# Five-Card Stud Poker – part2

### Sample Five-Card Stud Poker Hand

In this hand, there are four players – A, B, C, D. Player A is the dealer. The stakes in this game are pot limit and each player has anted £1. Once again you are in the privileged position of being able to see all of the players’ hole cards, which would not be possible in a real situation. The players hold the following after two cards.

Player:                A      B      C       D

Down Card:          3      K      A       A

Up Card:             3      J       A       8

Player C has the highest up card so has to bet. He holds two aces which is the highest starting hand. He therefore makes a pot-sized bet of £4. Player D calls with an ace in the hole, player A calls with two 3s and player B calls with two high cards.
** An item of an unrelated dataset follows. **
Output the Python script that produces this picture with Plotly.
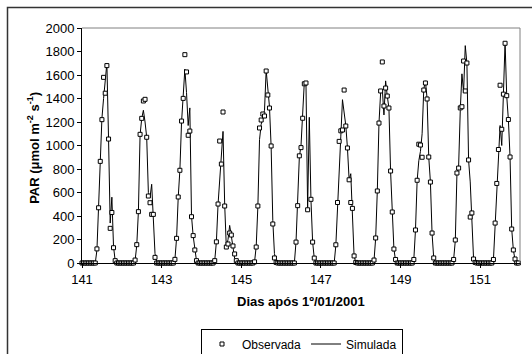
import plotly.graph_objects as go

# ---------------- data (hourly, h0..h23 for each day) ----------------
days = [141, 142, 143, 144, 145, 146, 147, 148, 149, 150, 151]
hours = list(range(24))
x_ticks = [141, 143, 145, 147, 149, 151]
x_tick_labels = ["141", "143", "145", "147", "149", "151"]

N = None
obs_141 = [0, 0, 0, 0, 0, 0, 0, 0, 0, 120, 470, 865, 1220, 1580, 1445, 1680, 1055, 295, 430, 130, 20, 0, 0, 0]
obs_142 = [0, 0, 0, 0, 0, 0, 0, 0, 25, 156, 437, 1095, 1231, 1379, 1393, 1070, 570, 513, 414, 414, 48, 0, 0, 0]
obs_143 = [0, 0, 0, 0, 0, 0, 0, 0, 31, 210, 562, 789, 1208, 1401, 1773, 1626, 1087, 1123, 394, 233, 111, 20, 0, 0]
obs_144 = [0, 0, 0, 0, 0, 0, 0, 0, 20, 180, 502, 1038, 842, 1285, 485, 136, 162, 255, 238, 145, 77, 20, 0, 0]
obs_145 = [0, 0, 0, 0, 0, 0, 0, 0, 10, 136, 485, 1149, 1217, 1268, 1251, 1634, 1430, 1319, 996, 332, 43, 5, 0, 0]
obs_146 = [0, 0, 0, 0, 0, 0, 0, 0, 0, 178, 488, 912, 982, 1232, 1525, 1532, 453, N, 542, 178, 42, 0, 0, 0]
obs_147 = [0, 0, 0, 0, 0, 0, 0, 0, 0, 155, 515, 1035, 1125, 1132, 1472, 1166, 979, 708, 515, 465, 60, 5, 0, 0]
obs_148 = [0, 0, 0, 0, 0, 0, 0, 0, 25, 213, 613, 1191, 1464, 1711, 1336, 1489, 1421, 1319, 783, 434, 119, 30, 0, 0]
obs_149 = [0, 0, 0, 0, 0, 0, 0, 0, 30, 281, 704, 1011, 1004, 900, 1472, 1532, 1396, 902, 689, 255, 43, 0, 0, 0]
obs_150 = [0, 0, 0, 0, 0, 0, 0, 0, 30, 196, 766, 808, 1320, 1330, 1719, 1464, 1702, 877, 391, 426, 34, 5, 0, 0]
obs_151 = [0, 0, 0, 0, 0, 0, 0, 0, 30, 340, 677, 966, 1513, 1138, 1437, 1870, 1424, 1221, 902, 289, 111, 34, 0, 0]

sim_141 = [0, 0, 0, 0, 0, 0, 0, 0, 0, 110, 470, 860, 1230, 1400, 1550, 1700, 1055, 340, 560, 140, 20, 0, 0, 0]
sim_142 = [0, 0, 0, 0, 0, 0, 0, 0, 20, 150, 440, 1090, 1230, 1300, 1200, 1070, 600, 560, 670, 410, 80, 10, 0, 0]
sim_143 = [0, 0, 0, 0, 0, 0, 0, 0, 30, 210, 560, 790, 1200, 1400, 1650, 1450, 1170, 1320, 400, 230, 110, 20, 0, 0]
sim_144 = [0, 0, 0, 0, 0, 0, 0, 0, 20, 180, 500, 680, 900, 1120, 500, 130, 200, 320, 230, 120, 40, 5, 0, 0]
sim_145 = [0, 0, 0, 0, 0, 0, 0, 0, 10, 140, 480, 1050, 1180, 1250, 1300, 1640, 1480, 1330, 990, 360, 80, 10, 0, 0]
sim_146 = [0, 0, 0, 0, 0, 0, 0, 0, 0, 180, 490, 900, 1000, 1240, 1540, 1530, 470, 1240, 540, 180, 40, 0, 0, 0]
sim_147 = [0, 0, 0, 0, 0, 0, 0, 0, 0, 150, 510, 880, 1080, 1390, 1300, 1170, 980, 710, 760, 470, 60, 5, 0, 0]
sim_148 = [0, 0, 0, 0, 0, 0, 0, 0, 20, 210, 615, 1190, 1450, 1480, 1260, 1550, 1420, 1320, 780, 430, 120, 20, 0, 0]
sim_149 = [0, 0, 0, 0, 0, 0, 0, 0, 30, 280, 700, 870, 950, 1100, 1480, 1550, 1400, 900, 690, 250, 40, 0, 0, 0]
sim_150 = [0, 0, 0, 0, 0, 0, 0, 0, 30, 190, 760, 820, 1300, 1610, 1455, 1850, 1700, 877, 690, 420, 40, 5, 0, 0]
sim_151 = [0, 0, 0, 0, 0, 0, 0, 0, 30, 340, 680, 966, 1170, 1000, 1440, 1880, 1420, 1220, 900, 290, 110, 30, 0, 0]

obs_days = [obs_141, obs_142, obs_143, obs_144, obs_145, obs_146,
            obs_147, obs_148, obs_149, obs_150, obs_151]
sim_days = [sim_141, sim_142, sim_143, sim_144, sim_145, sim_146,
            sim_147, sim_148, sim_149, sim_150, sim_151]

t, obs, sim = [], [], []
for d, o, s in zip(days, obs_days, sim_days):
    for h in hours:
        t.append(d + h / 24.0)
        obs.append(o[h])
        sim.append(s[h])

FONT = "Liberation Sans, Arial, sans-serif"

W, H = 532, 354
ML, MT, MR = 82, 28, 12
PLOT_H = 235
MB = H - MT - PLOT_H
PLOT_W = W - ML - MR

fig = go.Figure()
fig.add_trace(go.Scatter(
    x=t, y=sim, mode="lines", name="Simulada",
    line=dict(color="black", width=1), cliponaxis=False,
))
fig.add_trace(go.Scatter(
    x=t, y=obs, mode="markers", name="Observada",
    marker=dict(symbol="square", size=4, color="white",
                line=dict(color="black", width=1)),
    cliponaxis=False,
))

fx0 = -(ML - 7.5) / PLOT_W            # outer frame left edge (paper units)
fy1 = (PLOT_H + MT - 7.5) / PLOT_H     # outer frame top edge (paper units)

fig.update_layout(
    width=W, height=H,
    margin=dict(l=ML, r=MR, t=MT, b=MB, autoexpand=False),
    paper_bgcolor="white", plot_bgcolor="white",
    font=dict(family=FONT, size=13, color="black"),
    showlegend=True,
    legend=dict(
        orientation="h", xref="container", yref="container",
        x=302.0 / W, xanchor="center", y=1 - 328.5 / H, yanchor="top",
        bordercolor="black", borderwidth=1, bgcolor="white",
        font=dict(family=FONT, size=12, color="black"),
        traceorder="reversed", itemwidth=30,
    ),
    xaxis=dict(
        range=[141, 152], tickvals=x_ticks, ticktext=x_tick_labels,
        ticks="outside", ticklen=4, tickcolor="black",
        showline=True, linecolor="black", linewidth=1,
        showgrid=False, zeroline=False,
        tickfont=dict(family=FONT, size=13, color="black"),
    ),
    yaxis=dict(
        range=[0, 2000], dtick=200, tick0=0,
        ticks="outside", ticklen=4, tickcolor="black",
        showline=True, linecolor="black", linewidth=1,
        showgrid=False, zeroline=False,
        tickfont=dict(family=FONT, size=13, color="black"),
    ),
    shapes=[
        dict(type="line", xref="paper", yref="paper", x0=0, y0=1, x1=1, y1=1,
             line=dict(color="#808080", width=1), layer="above"),
        dict(type="line", xref="paper", yref="paper", x0=1, y0=0, x1=1, y1=1,
             line=dict(color="#808080", width=1), layer="above"),
        # outer chart-area frame (right/bottom edges fall outside the page)
        dict(type="rect", xref="paper", yref="paper",
             x0=fx0, y0=-0.5, x1=1.1, y1=fy1,
             line=dict(color="#333333", width=1.5), layer="above"),
    ],
    annotations=[
        dict(text="<b>PAR (μmol m<sup>-2</sup> s<sup>-1</sup>)</b>",
             xref="paper", yref="paper", x=-49.0 / PLOT_W, y=0.49,
             xanchor="center", yanchor="middle", textangle=-90,
             showarrow=False, font=dict(family=FONT, size=13, color="black")),
        dict(text="<b>Dias após 1º/01/2001</b>",
             xref="paper", yref="paper", x=0.5, y=-38.0 / PLOT_H,
             xanchor="center", yanchor="middle",
             showarrow=False, font=dict(family=FONT, size=13, color="black")),
    ],
)

frame_js = (
    "document.body.style.margin='0';"
    "document.body.style.overflow='hidden';"
    "var fr=document.createElement('div');"
    "fr.style.cssText='position:absolute;left:7px;top:7px;width:600px;"
    "height:400px;border-top:1.5px solid #333;border-left:1.5px solid #333;"
    "pointer-events:none;z-index:10;';"
    "document.body.appendChild(fr);"
)

fig.write_html("out.html", config={"displayModeBar": False},
               post_script=frame_js)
There is now £20 in
the pot.

The second up card is dealt and the hands are now as follows:

Player:                A      B      C       D

Down Card:          3      K      A       A

Up Card1:            3      J       A       8

Up Card2:            9      J       10     8

Now player B has the highest up cards so decides to bet the pot. Player C has a choice to make. He does not think that player B has another jack in the hole so is confident that he has the best hand. However, he thinks that if he raises, everyone else will fold and he will only win a small pot, so he just calls. Player D also calls with his two 8s; he is hoping to catch another ace giving him two pair. (Notice that it is better for player D to catch an ace than an 8, because, even though three 8s is a better hand than two pair, the three 8s would be in full view of all the other players who would all fold.) Player A decides that his hand is well beaten at this stage and so he folds. It is good tactics in five-card stud to fold if you are’beaten in sight’, that is if the cards you can see the other players holding are better than yours. This leaves three players and there is now £80 in the pot.
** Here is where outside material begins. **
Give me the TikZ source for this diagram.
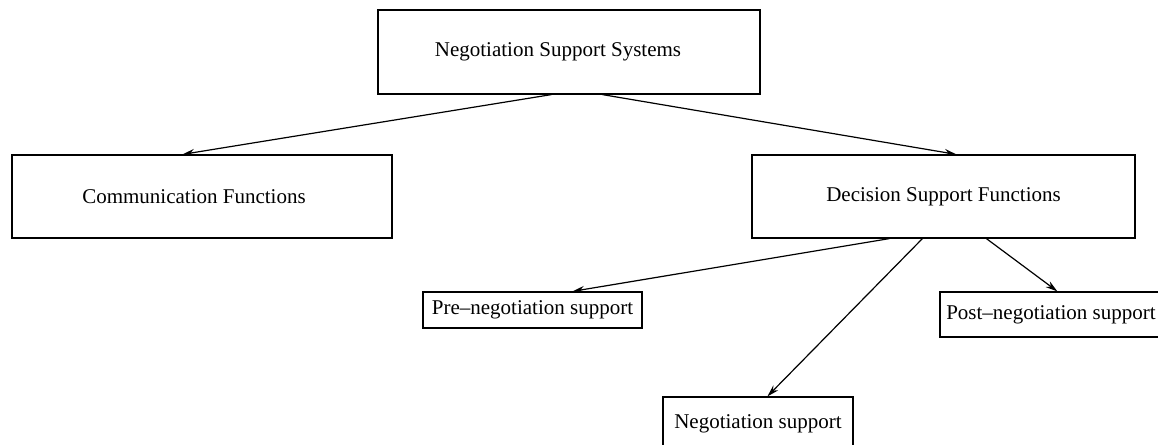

The third up card is dealt and the hands are now as follows:

Player:                B      C       D

Down Card:          K      A       A

Up Card1:            J      A       8

Up Card2:            J      10     8

Up Card3:            4      4       K

Player B still has the highest up cards but is worried about what the other two players hold, so he checks. Player C is still confident that he has the best hand, but he decides not to bet the full amount of the pot – he only bets £50 – hoping that the other players will call. Player D knows he is beaten by player B and fairly sure he is beaten by player C so, as he did not get the card he wanted, he folds. Player B now thinks that it is a distinct possibility that player C has got two aces in which case he is beaten so he should fold. However, he knows player C very well and has seen him make a bluff in similar situations in the past. He is also fooled by the fact that player C did not bet the full amount of the pot which he takes as a sign that a bluff is possible. Also player B could still catch a king on the last card and maybe win a very big pot, so he calls.
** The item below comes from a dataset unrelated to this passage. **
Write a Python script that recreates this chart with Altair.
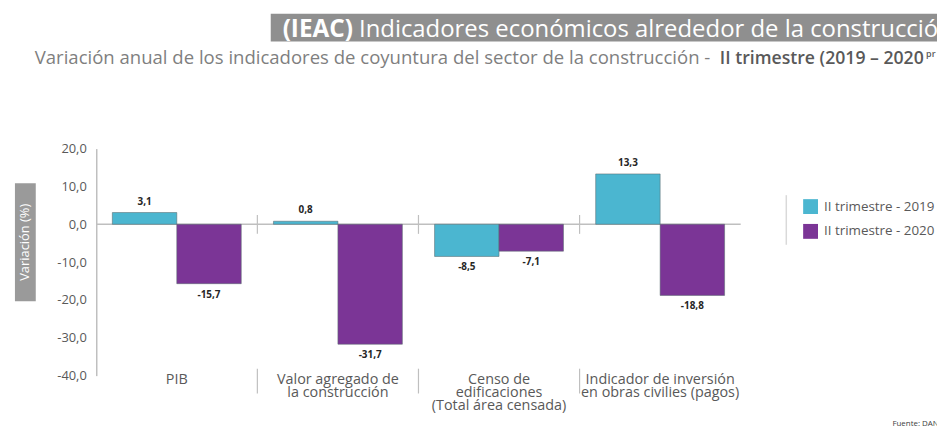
import altair as alt
import pandas as pd

categories = [
    "PIB",
    "Valor agregado de\nla construcción",
    "Censo de\nedificaciones\n(Total área censada)",
    "Indicador de inversión\nen obras civilies (pagos)",
]
series = ["II trimestre - 2019", "II trimestre - 2020"]
values_2019 = [3.1, 0.8, -8.5, 13.3]
values_2020 = [-15.7, -31.7, -7.1, -18.8]
y_ticks = [-40, -30, -20, -10, 0, 10, 20]
colors = ["#4BB6D0", "#7B3596"]

rows = []
for c, a, b in zip(categories, values_2019, values_2020):
    rows.append({"cat": c, "serie": series[0], "v": a})
    rows.append({"cat": c, "serie": series[1], "v": b})
df = pd.DataFrame(rows)

FONT = "Open Sans"
W, H = 650, 229
FMT = "replace(replace(format({v}, '.1f'), '.', ','), '\u2212', '-')"

xscale = alt.Scale(domain=categories, paddingInner=0, paddingOuter=0)
yscale = alt.Scale(domain=[-40, 20], nice=False, zero=False)

X = alt.X("cat:N", scale=xscale, sort=categories,
          axis=alt.Axis(title=None, domain=False, ticks=False, labelAngle=0,
                        labelAlign="center",
                        labelExpr="split(datum.label, '\\n')",
                        labelColor="#595959", labelFont=FONT, labelFontSize=14.5,
                        labelLineHeight=13, labelPadding=-3, labelBaseline="top"))
XO = alt.XOffset("serie:N", sort=series, scale=alt.Scale(paddingInner=0, paddingOuter=0.25))
Y = alt.Y("v:Q", scale=yscale,
          axis=alt.Axis(title=None, values=y_ticks, grid=False, ticks=False,
                        labelExpr=FMT.format(v="datum.value"),
                        labelColor="#595959", labelFont=FONT, labelFontSize=13,
                        labelPadding=10, domainColor="#bfbfbf", domainWidth=1.5))

base = alt.Chart(df)

bars = base.mark_bar(stroke="#5a6a70", strokeWidth=0.8, strokeOpacity=0.7).encode(
    x=X, xOffset=XO, y=Y,
    color=alt.Color("serie:N", sort=series,
                    scale=alt.Scale(domain=series, range=colors),
                    legend=alt.Legend(title=None, orient="none", legendX=713, legendY=51,
                                      symbolType="square", symbolSize=225,
                                      symbolStrokeWidth=0, rowPadding=10,
                                      labelFont=FONT, labelFontSize=13.5,
                                      labelColor="#595959", labelOffset=6)),
)

lab_pos = base.transform_filter("datum.v >= 0").transform_calculate(
    lbl=FMT.format(v="datum.v")
).mark_text(font=FONT, fontSize=10, fontWeight="bold", color="#262626",
            baseline="bottom", dy=-6).encode(x=X, xOffset=XO, y=Y, text="lbl:N")

lab_neg = base.transform_filter("datum.v < 0").transform_calculate(
    lbl=FMT.format(v="datum.v")
).mark_text(font=FONT, fontSize=10, fontWeight="bold", color="#262626",
            baseline="top", dy=6).encode(x=X, xOffset=XO, y=Y, text="lbl:N")

one = pd.DataFrame({"a": [0]})

zero_line = alt.Chart(pd.DataFrame({"v": [0]})).mark_rule(color="#bfbfbf", strokeWidth=1.5).encode(
    x=alt.value(0), x2=alt.value(W), y=Y)

sep_df = pd.DataFrame({"cat": categories[1:]})
sep_top = alt.Chart(sep_df).mark_rule(color="#bfbfbf", strokeWidth=1.2).encode(
    x=alt.X("cat:N", bandPosition=0, sort=categories, scale=xscale),
    y=alt.value(67), y2=alt.value(86))
sep_bot = alt.Chart(sep_df).mark_rule(color="#bfbfbf", strokeWidth=1.2).encode(
    x=alt.X("cat:N", bandPosition=0, sort=categories, scale=xscale),
    y=alt.value(222), y2=alt.value(247))

# Decorations: title box, subtitle, axis title box, legend line, source
title_box = alt.Chart(one).mark_rect(color="#8f8f8f").encode(
    x=alt.value(176), x2=alt.value(880), y=alt.value(-136), y2=alt.value(-108))
title_bold = alt.Chart(one).mark_text(text="(IEAC)", font=FONT, fontSize=24.5, fontWeight="bold",
                                      color="white", align="left", baseline="alphabetic").encode(
    x=alt.value(188), y=alt.value(-113))
title_rest = alt.Chart(one).mark_text(text="Indicadores económicos alrededor de la construcción",
                                      font=FONT, fontSize=24.1, color="white", align="left",
                                      baseline="alphabetic").encode(
    x=alt.value(265), y=alt.value(-113))
sub_norm = alt.Chart(one).mark_text(
    text="Variación anual de los indicadores de coyuntura del sector de la construcción -",
    font=FONT, fontSize=18.7, color="#7f7f7f", align="left", baseline="alphabetic").encode(
    x=alt.value(-62), y=alt.value(-85))
sub_bold = alt.Chart(one).mark_text(
    text="II trimestre (2019 – 2020", font=FONT, fontSize=17.8, fontWeight=600,
    color="#595959", align="left", baseline="alphabetic").encode(
    x=alt.value(629), y=alt.value(-85))
sub_sup = alt.Chart(one).mark_text(
    text="pr", font=FONT, fontSize=9, fontWeight=600,
    color="#595959", align="left", baseline="alphabetic").encode(
    x=alt.value(837), y=alt.value(-92))

ytitle_box = alt.Chart(one).mark_rect(color="#9a9a9a").encode(
    x=alt.value(-82), x2=alt.value(-61), y=alt.value(35), y2=alt.value(154))
ytitle = alt.Chart(one).mark_text(text="Variación  (%)", font=FONT, fontSize=13, color="white",
                                  angle=270, align="center", baseline="middle").encode(
    x=alt.value(-71.5), y=alt.value(94.5))

legend_line = alt.Chart(one).mark_rule(color="#d9d9d9", strokeWidth=1.5).encode(
    x=alt.value(696), y=alt.value(47), y2=alt.value(97))

source = alt.Chart(one).mark_text(text="Fuente: DANE", font=FONT, fontSize=8, color="#404040",
                                  align="left", baseline="middle").encode(
    x=alt.value(803), y=alt.value(278))

chart = alt.layer(
    title_box, title_bold, title_rest, sub_norm, sub_bold, sub_sup,
    ytitle_box, ytitle, legend_line, source,
    zero_line, sep_top, sep_bot, bars, lab_pos, lab_neg,
).properties(
    width=W, height=H,
    autosize=alt.AutoSizeParams(type="none"),
    padding={"left": 89, "top": 140, "right": 198, "bottom": 50},
    background="white",
).configure_view(stroke=None, strokeWidth=0)

chart.save("out.html", embed_options={"renderer": "svg", "actions": False})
There is now £180 in the pot and the final up card is dealt as follows:

Player:                B      C

Down Card:          K      A

Up Card1:            J      A

Up Card2:            J      10

Up Card3:            4      4

Up Card4:            Q     5

Player B is still first to act and makes a snap decision. He quickly decides to bet the size of the pot, that is, £180. He considers that player C might think that he had a Q- J as his starting hand, meaning that he now has two pair. Player B makes his bet and instantly regrets his decision because player C looks as if he is about to call. Then player C hesitates. Of course, he does not know that he has the best hand, otherwise the correct decision is to raise. But he knows player B reasonably well (or thinks he does) and considers that he is not the type of player who bluffs very often. He therefore wrongly decides that player B probably holds two pair or conceivably three jacks. After a lot of pondering, player C folds the best hand. Player B, who has got away with a bluff, breathes a sigh of relief and wins the pot. Note that if player B’s last card had been a 2 instead of a queen then he would have been less likely to succeed with the bluff as player C would not then suspect two pair (Le. a 4 and a J or a 2 and a J are not likely starting hands for him to have). By the same token, however, player C is less likely to have tried the bluff if the final card had been a 2.
Five-card stud can be an interesting game but it can become a bit stale if everyone plays very conservatively and only enters the fray with strong starting hands such as an ace or a king as their hole card or a pair as their first two cards.